Water was my strange flower,
one must picture a woman
without a toga or a scarf
on a couch as deep as a tomb.

The walls of that grotto
were everycolor blue and
you said, 'Look! Your eyes
are seacolor. Look! Your eyes
are skycolor.' And my eyes
shut down as if they were
suddenly ashamed.



reclining odalisque (harmony in red)
matisse, 1927


1.
"o nado nu" não somente me parece solene, como quase antipático, pretensioso. uma tradução que pensei muito foi "nadar pelada", que seria também o jeito mais "normal" de falar da mesma coisa. mas como a última estrofe revela uma "confissão", um momento de "nudez", achei melhor deixar assim. 
2.
é preciso lembrar da relação de anne com a psicanálise e, mais ainda, do fato de que esse livro foi escrito no período que o analista dela era o amante. eu acho a imagem desse verso tão piegas ("deitar na água como se fosse um divã" - pelamor de deus) mas, por outro lado, é um jeito lindo de aludir a ela mesma pensando no amante, enquanto viaja com o marido. no original ela fala do divã de maneira impessoal ("on A divan") mas eu traduzi para "no divã", querendo falar daquele específico, já que os dates de anne e seu analista se davam no consultório dele, ou seja, durante as consultas.
3.
dessa relação com a psicanálise vem o jogo sofá/divã que anne faz. escolhi traduzir como "cavado como um túmulo", ainda que no original ela use "deep", que é fundo/profundo. "cavado" é sim sinônimo pra fundo, mas se usa mais como particípio que como adjetivo e ideia de medida (ao menos não na linguagem falada). de toda forma, escolhi "cavado como um túmulo" primeiro pela sonoridade: "sofá fundo", "sofá profundo" soam mal.

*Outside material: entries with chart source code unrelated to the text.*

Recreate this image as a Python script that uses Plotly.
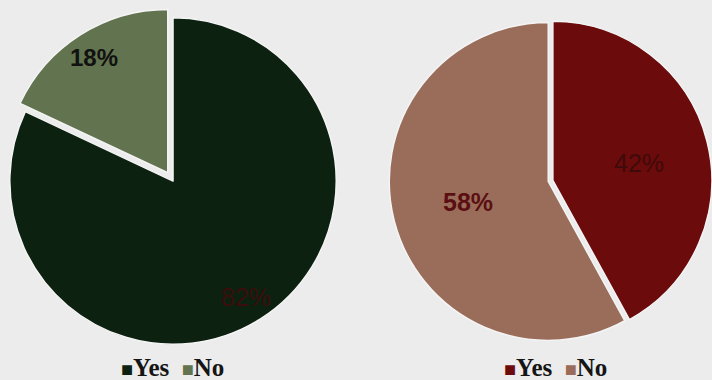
import math
import plotly.graph_objects as go

labels = ["Yes", "No"]
left_values = [82, 18]
right_values = [42, 58]

left_colors = ["#0c2110", "#62744f"]
right_colors = ["#6c0b0b", "#9a6d5b"]

W, H = 712, 380

# domains and pulls (layout)
left_domain = dict(x=[0.0, 0.486], y=[0.068, 0.979])
right_domain = dict(x=[0.54, 1.0], y=[0.06, 0.985])
left_pull = [0, 0.06]
right_pull = [0.03, 0]

fig = go.Figure()

fig.add_trace(go.Pie(
    labels=labels, values=left_values, sort=False, direction="clockwise",
    rotation=0, pull=left_pull,
    marker=dict(colors=left_colors, line=dict(color="#f4f4f4", width=1.5)),
    textinfo="none", domain=left_domain, hoverinfo="label+percent",
    showlegend=False,
))

fig.add_trace(go.Pie(
    labels=labels, values=right_values, sort=False, direction="clockwise",
    rotation=0, pull=right_pull,
    marker=dict(colors=right_colors, line=dict(color="#f4f4f4", width=1.5)),
    textinfo="none", domain=right_domain, hoverinfo="label+percent",
    showlegend=False,
))


def pie_geometry(domain, pulls):
    x0, x1 = domain["x"]
    y0, y1 = domain["y"]
    cx = (x0 + x1) / 2 * W
    cy = (y0 + y1) / 2 * H
    r = min((x1 - x0) * W, (y1 - y0) * H) / 2 / (1 + max(pulls))
    return cx, cy, r


def add_labels(values, domain, pulls, fracs, offsets, styles):
    cx, cy, r = pie_geometry(domain, pulls)
    total = sum(values)
    start = 0.0
    for v, p, f, off, st in zip(values, pulls, fracs, offsets, styles):
        mid = (start + v / 2) / total * 2 * math.pi + math.radians(off)
        start += v
        rr = r * (f + p)
        x = cx + rr * math.sin(mid)
        y = cy + rr * math.cos(mid)
        txt = f"{round(v / total * 100)}%"
        if st["bold"]:
            txt = f"<b>{txt}</b>"
        fig.add_annotation(x=x / W, y=y / H, xref="paper", yref="paper",
                           text=txt, showarrow=False, xanchor="center", yanchor="middle",
                           font=dict(family="Liberation Sans", size=st["size"], color=st["color"]))


add_labels(left_values, left_domain, left_pull, [0.84, 0.84], [0, 0],
           [dict(bold=False, size=25, color="#3b0d0d"), dict(bold=True, size=24, color="#111111")])
add_labels(right_values, right_domain, right_pull, [0.55, 0.52], [3, 0],
           [dict(bold=False, size=25, color="#3e0a0a"), dict(bold=True, size=25, color="#5a0f12")])


def legend_text(colors):
    parts = []
    for lab, col in zip(labels, colors):
        parts.append(f"<span style='color:{col};font-size:20px'>■</span><b>{lab}</b>")
    return "  ".join(parts)


for cxp, cols in [(172 / W, left_colors), (555 / W, right_colors)]:
    fig.add_annotation(x=cxp, y=-3 / H, xref="paper", yref="paper",
                       text=legend_text(cols), showarrow=False,
                       xanchor="center", yanchor="bottom",
                       font=dict(family="Liberation Serif", size=25, color="#151515"))

fig.update_layout(
    width=W, height=H,
    margin=dict(l=0, r=0, t=0, b=0),
    paper_bgcolor="#ececec", plot_bgcolor="#ececec",
    showlegend=False,
)

fig.write_html("out.html", config={"displayModeBar": False},
               post_script="document.body.style.margin='0';")
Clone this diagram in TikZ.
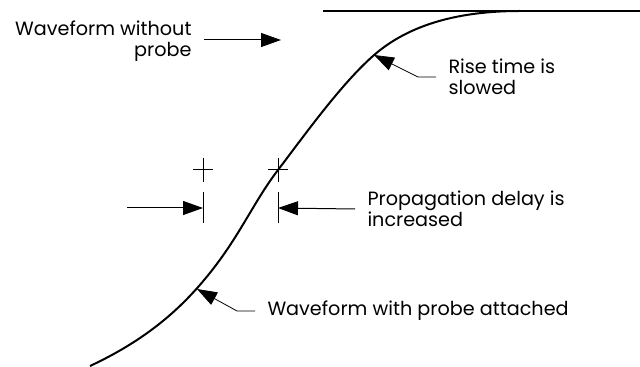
\documentclass[tikz,border=0pt]{standalone}
\usepackage{fontspec}
\setmainfont{Poppins}
\usetikzlibrary{arrows.meta}

\begin{document}
\begin{tikzpicture}[
        x=0.5pt, y=-0.5pt,
        thin, line width=0.5pt,
        label/.style={font=\fontsize{9.6}{10.5}\selectfont, inner sep=0pt, align=left},
        pointer/.style={-{Triangle[length=10pt,width=7pt]}},
        leader/.style={line width=0.4pt},
        wave/.style={line width=1pt, line join=round}
    ]
        \useasboundingbox (0,0) rectangle (640,367);

        % waveform and final level
        \draw[wave] (323,11) -- (640,11);
        \draw[wave] (90,366) .. controls (150,338) and (185,305) .. (213,269)
            .. controls (241,233) and (255,200) .. (278,170)
            .. controls (301,140) and (340,85) .. (373,56)
            .. controls (409,24) and (460,11) .. (520,11);

        % points on the curve
        \coordinate (risetip) at (374,55);
        \coordinate (probetip) at (197,289);

        % labels
        \node[label, anchor=east, align=right] (without) at (192,41) {Waveform without\\probe};
        \node[label, anchor=west] (rise) at (448,77) {Rise time is\\slowed};
        \node[label, anchor=west] (prop) at (367,209) {Propagation delay is\\increased};
        \node[label, anchor=west] (with) at (267,311) {Waveform with probe attached};

        % cross marks and ticks
        \foreach \cx/\nm in {203/a, 278/b} {
            \draw (\cx-10,170) -- (\cx+10,170) (\cx,158) -- (\cx,182);
            \draw (\cx,192) -- (\cx,223);
            \coordinate (tick\nm) at (\cx,208);
        }
        \coordinate (lefttail) at (127,208);
        \coordinate (withouttip) at (281,40);

        % arrows
        \draw[pointer] ([xshift=6pt]without.east |- 0,40) -- (withouttip);
        \draw[pointer] (lefttail) -- (ticka);
        \draw[pointer] ([xshift=-6pt]prop.west) -- (tickb);
        \draw[leader, pointer] ([xshift=-6pt]rise.west) -- ++(-18,0) -- (risetip);
        \draw[leader, pointer] ([xshift=-6pt]with.west) -- ++(-18,0) -- (probetip);

\end{tikzpicture}
\end{document}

além disso, no sofá da psicanálise se "cavam" as coisas (da vida interna) e, neste sofá especificamente, ela não somente fazia sessões de análise como fazia amor com o analista (a alusão à nudez nos versos "é preciso imagina uma mulher/sem tonga nem lenço" também faz esse paralelismo, entre se desnudar pra fazer amor e se desnudar diante do analista, falar das entranhas). uma relação de transferência complexa - meio a morte da terapia, sei lá. fiquei pensando muito tempo nisso. enfim, ela fala de túmulo do fim do verso, então achei melhor usar "cavado", que lembra cova, cavar a própria cova, sem deixar de ser sinônimo pra "fundo"/"deep".

eu podia ter escrito "fundo como uma cova", que seria uma opção simples e boa, mas ia criar musicalidade com "toga" do verso anterior (e não queria tirar "toga"; que genial essa palavra aí no meio) e no original não há musicalidade entre esses 2 versos.
4.
foi muito difícil traduzir o último verso, por sua simplicidade. "ashamed" é uma vergonha relacionada a culpa, diferente da vergonha embaraço (que é quando há "público"). pensei em traduzir por "remorso", que é bem próximo, ou simplesmente "culpa" (e ainda filosofei pensando em "tristeza" "cansaço" "pesar"), mas nenhuma se aproxima tanto da ideia de "embaraço culpado" de "ashamed". fiquei entre "remorso" e "vergonha". optei pela última, simples e eficaz, que é o que provavelmente uma pessoa falaria na vida real. mas sei que não é a tradução ideal. aceito sugestões.